**Aim of the exercise**
Restate the full listing word for word and leave the pictures out.

**Dataset content**

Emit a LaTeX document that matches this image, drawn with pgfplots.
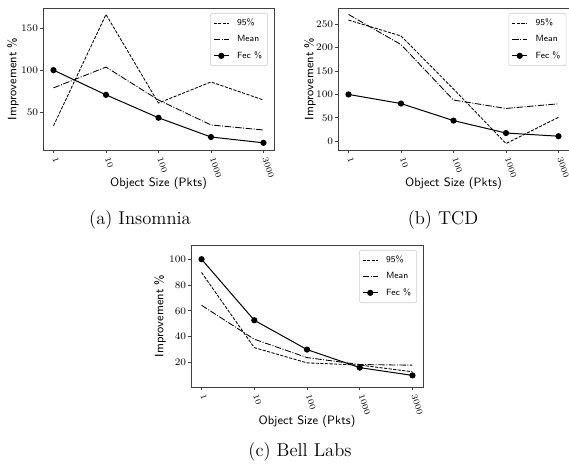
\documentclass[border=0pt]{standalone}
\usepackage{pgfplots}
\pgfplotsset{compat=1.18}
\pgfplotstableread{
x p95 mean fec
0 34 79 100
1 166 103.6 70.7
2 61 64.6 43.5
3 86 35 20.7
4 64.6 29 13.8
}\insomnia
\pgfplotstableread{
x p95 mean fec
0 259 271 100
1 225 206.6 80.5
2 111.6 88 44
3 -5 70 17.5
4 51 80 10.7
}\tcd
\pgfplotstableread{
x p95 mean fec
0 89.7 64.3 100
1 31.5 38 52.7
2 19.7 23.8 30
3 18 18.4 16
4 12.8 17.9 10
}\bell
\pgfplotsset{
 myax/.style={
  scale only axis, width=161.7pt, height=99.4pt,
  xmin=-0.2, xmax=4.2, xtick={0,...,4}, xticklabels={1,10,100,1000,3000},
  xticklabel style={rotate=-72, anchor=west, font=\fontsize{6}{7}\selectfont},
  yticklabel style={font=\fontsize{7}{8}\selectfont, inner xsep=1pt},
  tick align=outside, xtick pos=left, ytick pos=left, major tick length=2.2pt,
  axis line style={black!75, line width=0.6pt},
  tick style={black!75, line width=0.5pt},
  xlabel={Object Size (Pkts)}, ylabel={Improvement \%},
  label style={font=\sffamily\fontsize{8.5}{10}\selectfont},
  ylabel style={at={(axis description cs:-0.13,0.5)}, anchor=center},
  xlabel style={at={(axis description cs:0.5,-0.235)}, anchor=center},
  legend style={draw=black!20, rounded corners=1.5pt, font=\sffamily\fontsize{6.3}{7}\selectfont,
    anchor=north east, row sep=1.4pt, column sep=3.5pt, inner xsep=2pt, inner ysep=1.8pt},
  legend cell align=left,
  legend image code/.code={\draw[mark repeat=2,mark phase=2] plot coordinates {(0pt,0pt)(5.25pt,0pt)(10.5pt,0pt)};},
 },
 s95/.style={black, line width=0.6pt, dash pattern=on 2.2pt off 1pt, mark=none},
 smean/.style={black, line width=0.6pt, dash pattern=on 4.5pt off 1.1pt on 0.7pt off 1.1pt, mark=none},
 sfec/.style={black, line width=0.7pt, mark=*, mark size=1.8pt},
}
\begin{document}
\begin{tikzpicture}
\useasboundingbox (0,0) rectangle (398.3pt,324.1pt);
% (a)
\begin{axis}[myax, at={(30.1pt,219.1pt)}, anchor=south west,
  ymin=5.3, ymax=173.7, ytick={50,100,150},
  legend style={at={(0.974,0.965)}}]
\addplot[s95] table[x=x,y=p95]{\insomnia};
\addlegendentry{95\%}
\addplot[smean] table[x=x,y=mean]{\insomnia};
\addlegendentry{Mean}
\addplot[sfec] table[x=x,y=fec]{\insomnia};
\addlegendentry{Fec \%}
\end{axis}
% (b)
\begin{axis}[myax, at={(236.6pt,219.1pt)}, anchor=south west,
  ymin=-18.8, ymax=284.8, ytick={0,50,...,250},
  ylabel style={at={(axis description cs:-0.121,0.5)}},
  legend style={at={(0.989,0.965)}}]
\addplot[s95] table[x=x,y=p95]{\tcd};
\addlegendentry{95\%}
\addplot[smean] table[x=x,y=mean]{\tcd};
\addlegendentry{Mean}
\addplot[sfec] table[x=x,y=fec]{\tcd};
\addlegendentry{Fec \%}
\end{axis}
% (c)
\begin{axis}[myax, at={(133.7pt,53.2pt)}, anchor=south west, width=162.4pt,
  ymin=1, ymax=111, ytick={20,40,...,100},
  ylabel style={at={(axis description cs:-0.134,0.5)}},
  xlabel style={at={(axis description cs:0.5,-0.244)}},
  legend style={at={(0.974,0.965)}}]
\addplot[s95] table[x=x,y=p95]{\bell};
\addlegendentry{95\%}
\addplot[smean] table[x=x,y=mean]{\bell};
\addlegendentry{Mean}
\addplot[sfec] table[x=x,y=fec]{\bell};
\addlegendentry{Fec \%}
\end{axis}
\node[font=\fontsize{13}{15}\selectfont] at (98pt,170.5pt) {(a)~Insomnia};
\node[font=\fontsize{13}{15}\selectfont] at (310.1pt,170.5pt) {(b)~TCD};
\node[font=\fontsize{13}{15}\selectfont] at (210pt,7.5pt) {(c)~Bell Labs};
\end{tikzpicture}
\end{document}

**Task output**
Emit a LaTeX document that matches this image, drawn with pgfplots.
\documentclass[border=0pt]{standalone}
\usepackage{pgfplots}
\pgfplotsset{compat=1.18}
\pgfplotstableread{
x p95 mean fec
0 34 79 100
1 166 103.6 70.7
2 61 64.6 43.5
3 86 35 20.7
4 64.6 29 13.8
}\insomnia
\pgfplotstableread{
x p95 mean fec
0 259 271 100
1 225 206.6 80.5
2 111.6 88 44
3 -5 70 17.5
4 51 80 10.7
}\tcd
\pgfplotstableread{
x p95 mean fec
0 89.7 64.3 100
1 31.5 38 52.7
2 19.7 23.8 30
3 18 18.4 16
4 12.8 17.9 10
}\bell
\pgfplotsset{
 myax/.style={
  scale only axis, width=161.7pt, height=99.4pt,
  xmin=-0.2, xmax=4.2, xtick={0,...,4}, xticklabels={1,10,100,1000,3000},
  xticklabel style={rotate=-72, anchor=west, font=\fontsize{6}{7}\selectfont},
  yticklabel style={font=\fontsize{7}{8}\selectfont, inner xsep=1pt},
  tick align=outside, xtick pos=left, ytick pos=left, major tick length=2.2pt,
  axis line style={black!75, line width=0.6pt},
  tick style={black!75, line width=0.5pt},
  xlabel={Object Size (Pkts)}, ylabel={Improvement \%},
  label style={font=\sffamily\fontsize{8.5}{10}\selectfont},
  ylabel style={at={(axis description cs:-0.13,0.5)}, anchor=center},
  xlabel style={at={(axis description cs:0.5,-0.235)}, anchor=center},
  legend style={draw=black!20, rounded corners=1.5pt, font=\sffamily\fontsize{6.3}{7}\selectfont,
    anchor=north east, row sep=1.4pt, column sep=3.5pt, inner xsep=2pt, inner ysep=1.8pt},
  legend cell align=left,
  legend image code/.code={\draw[mark repeat=2,mark phase=2] plot coordinates {(0pt,0pt)(5.25pt,0pt)(10.5pt,0pt)};},
 },
 s95/.style={black, line width=0.6pt, dash pattern=on 2.2pt off 1pt, mark=none},
 smean/.style={black, line width=0.6pt, dash pattern=on 4.5pt off 1.1pt on 0.7pt off 1.1pt, mark=none},
 sfec/.style={black, line width=0.7pt, mark=*, mark size=1.8pt},
}
\begin{document}
\begin{tikzpicture}
\useasboundingbox (0,0) rectangle (398.3pt,324.1pt);
% (a)
\begin{axis}[myax, at={(30.1pt,219.1pt)}, anchor=south west,
  ymin=5.3, ymax=173.7, ytick={50,100,150},
  legend style={at={(0.974,0.965)}}]
\addplot[s95] table[x=x,y=p95]{\insomnia};
\addlegendentry{95\%}
\addplot[smean] table[x=x,y=mean]{\insomnia};
\addlegendentry{Mean}
\addplot[sfec] table[x=x,y=fec]{\insomnia};
\addlegendentry{Fec \%}
\end{axis}
% (b)
\begin{axis}[myax, at={(236.6pt,219.1pt)}, anchor=south west,
  ymin=-18.8, ymax=284.8, ytick={0,50,...,250},
  ylabel style={at={(axis description cs:-0.121,0.5)}},
  legend style={at={(0.989,0.965)}}]
\addplot[s95] table[x=x,y=p95]{\tcd};
\addlegendentry{95\%}
\addplot[smean] table[x=x,y=mean]{\tcd};
\addlegendentry{Mean}
\addplot[sfec] table[x=x,y=fec]{\tcd};
\addlegendentry{Fec \%}
\end{axis}
% (c)
\begin{axis}[myax, at={(133.7pt,53.2pt)}, anchor=south west, width=162.4pt,
  ymin=1, ymax=111, ytick={20,40,...,100},
  ylabel style={at={(axis description cs:-0.134,0.5)}},
  xlabel style={at={(axis description cs:0.5,-0.244)}},
  legend style={at={(0.974,0.965)}}]
\addplot[s95] table[x=x,y=p95]{\bell};
\addlegendentry{95\%}
\addplot[smean] table[x=x,y=mean]{\bell};
\addlegendentry{Mean}
\addplot[sfec] table[x=x,y=fec]{\bell};
\addlegendentry{Fec \%}
\end{axis}
\node[font=\fontsize{13}{15}\selectfont] at (98pt,170.5pt) {(a)~Insomnia};
\node[font=\fontsize{13}{15}\selectfont] at (310.1pt,170.5pt) {(b)~TCD};
\node[font=\fontsize{13}{15}\selectfont] at (210pt,7.5pt) {(c)~Bell Labs};
\end{tikzpicture}
\end{document}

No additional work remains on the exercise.